• Work required: Each entry below must be repeated exactly, with pictures left out.

Code that draws figures
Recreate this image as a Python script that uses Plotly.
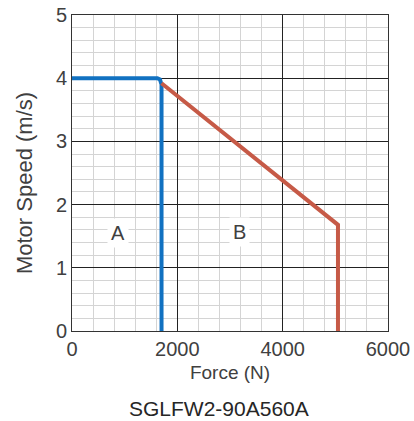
import plotly.graph_objects as go

# Data
blue_force = [0, 1620, 1670, 1695, 1700, 1700]
blue_speed = [4.0, 4.0, 3.98, 3.94, 3.9, 0.0]
red_force = [1700, 5050, 5050]
red_speed = [3.92, 1.68, 0.0]
region_labels = ["A", "B"]
region_x = [873, 3188]
region_y = [1.55, 1.57]
x_ticks = [0, 2000, 4000, 6000]
y_ticks = [0, 1, 2, 3, 4, 5]

TXT = "#404040"

fig = go.Figure()
fig.add_trace(go.Scatter(x=blue_force, y=blue_speed, mode="lines",
                         line=dict(color="#1171c1", width=4), hoverinfo="skip"))
fig.add_trace(go.Scatter(x=red_force, y=red_speed, mode="lines",
                         line=dict(color="#c65a47", width=4), hoverinfo="skip"))

for t, x, y in zip(region_labels, region_x, region_y):
    fig.add_annotation(x=x, y=y, text=t, showarrow=False, bgcolor="white",
                       font=dict(size=20, color=TXT), borderpad=3)

fig.add_annotation(x=0.465, y=-0.244, xref="paper", yref="paper", yanchor="middle",
                   text="SGLFW2-90A560A", showarrow=False,
                   font=dict(size=21, color="#262626"))

# y-axis title as rotated annotation (positioned slightly below plot centre as in reference)
fig.add_annotation(x=-0.152, y=0.468, xref="paper", yref="paper",
                   xanchor="center", yanchor="middle", textangle=-90,
                   text="Motor Speed (m/s)", showarrow=False,
                   font=dict(size=22, color=TXT))

axis_common = dict(showline=True, linecolor="#333", linewidth=1, mirror=True,
                   gridcolor="#222", gridwidth=1, zeroline=False, automargin=False,
                   ticks="", tickfont=dict(size=20, color=TXT))

fig.update_xaxes(range=[0, 6000], tickvals=x_ticks, **axis_common,
                 minor=dict(dtick=400, showgrid=True, gridcolor="#d4d4d4", gridwidth=1),
                 title=dict(text="Force (N)", font=dict(size=19, color=TXT), standoff=6))
fig.update_yaxes(range=[0, 5], tickvals=y_ticks, **axis_common,
                 minor=dict(dtick=0.2, showgrid=True, gridcolor="#d4d4d4", gridwidth=1))

fig.update_layout(width=414, height=421, margin=dict(l=72, r=26, t=15, b=90),
                  plot_bgcolor="white", paper_bgcolor="white", showlegend=False,
                  font=dict(family="Liberation Sans, Arial, sans-serif"))

fig.write_html("out.html", config={"displayModeBar": False})
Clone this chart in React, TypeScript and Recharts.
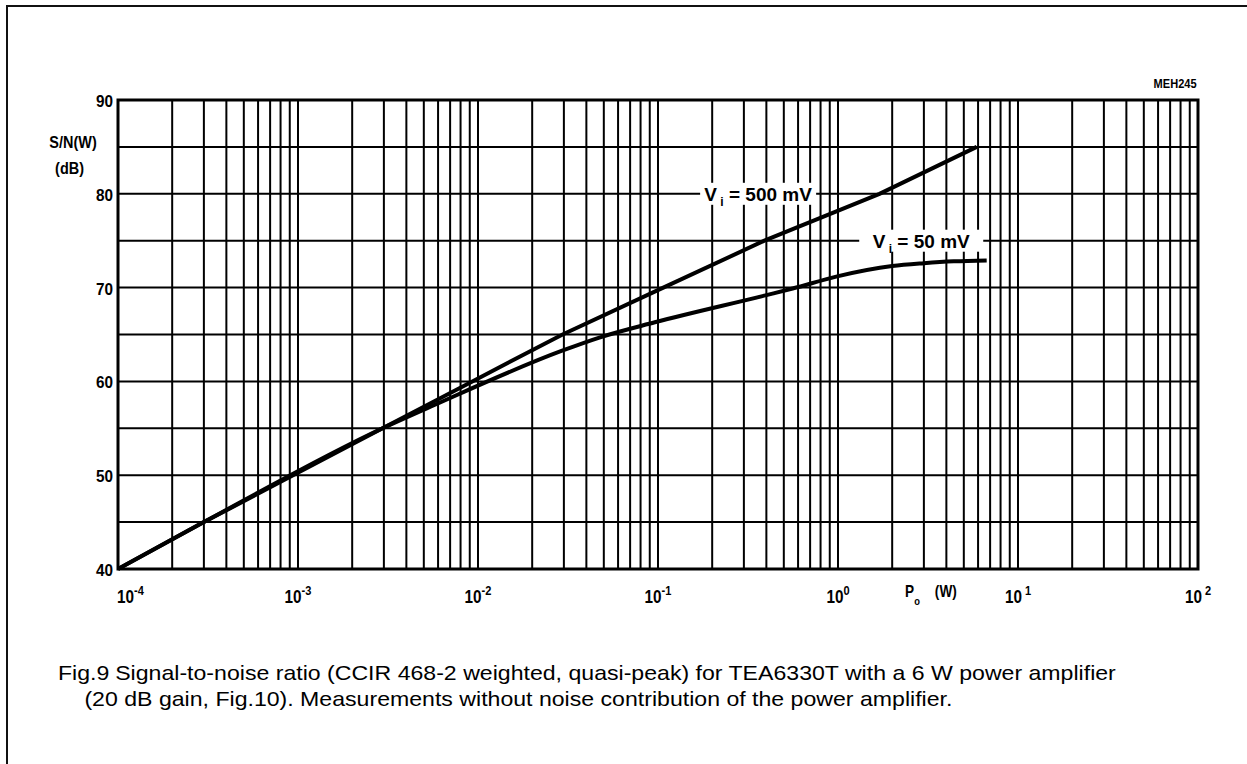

• Completed exercise:
Recreate this image as a Python script that uses Plotly.
import plotly.graph_objects as go

# Data
blue_force = [0, 1620, 1670, 1695, 1700, 1700]
blue_speed = [4.0, 4.0, 3.98, 3.94, 3.9, 0.0]
red_force = [1700, 5050, 5050]
red_speed = [3.92, 1.68, 0.0]
region_labels = ["A", "B"]
region_x = [873, 3188]
region_y = [1.55, 1.57]
x_ticks = [0, 2000, 4000, 6000]
y_ticks = [0, 1, 2, 3, 4, 5]

TXT = "#404040"

fig = go.Figure()
fig.add_trace(go.Scatter(x=blue_force, y=blue_speed, mode="lines",
                         line=dict(color="#1171c1", width=4), hoverinfo="skip"))
fig.add_trace(go.Scatter(x=red_force, y=red_speed, mode="lines",
                         line=dict(color="#c65a47", width=4), hoverinfo="skip"))

for t, x, y in zip(region_labels, region_x, region_y):
    fig.add_annotation(x=x, y=y, text=t, showarrow=False, bgcolor="white",
                       font=dict(size=20, color=TXT), borderpad=3)

fig.add_annotation(x=0.465, y=-0.244, xref="paper", yref="paper", yanchor="middle",
                   text="SGLFW2-90A560A", showarrow=False,
                   font=dict(size=21, color="#262626"))

# y-axis title as rotated annotation (positioned slightly below plot centre as in reference)
fig.add_annotation(x=-0.152, y=0.468, xref="paper", yref="paper",
                   xanchor="center", yanchor="middle", textangle=-90,
                   text="Motor Speed (m/s)", showarrow=False,
                   font=dict(size=22, color=TXT))

axis_common = dict(showline=True, linecolor="#333", linewidth=1, mirror=True,
                   gridcolor="#222", gridwidth=1, zeroline=False, automargin=False,
                   ticks="", tickfont=dict(size=20, color=TXT))

fig.update_xaxes(range=[0, 6000], tickvals=x_ticks, **axis_common,
                 minor=dict(dtick=400, showgrid=True, gridcolor="#d4d4d4", gridwidth=1),
                 title=dict(text="Force (N)", font=dict(size=19, color=TXT), standoff=6))
fig.update_yaxes(range=[0, 5], tickvals=y_ticks, **axis_common,
                 minor=dict(dtick=0.2, showgrid=True, gridcolor="#d4d4d4", gridwidth=1))

fig.update_layout(width=414, height=421, margin=dict(l=72, r=26, t=15, b=90),
                  plot_bgcolor="white", paper_bgcolor="white", showlegend=False,
                  font=dict(family="Liberation Sans, Arial, sans-serif"))

fig.write_html("out.html", config={"displayModeBar": False})
Clone this chart in React, TypeScript and Recharts.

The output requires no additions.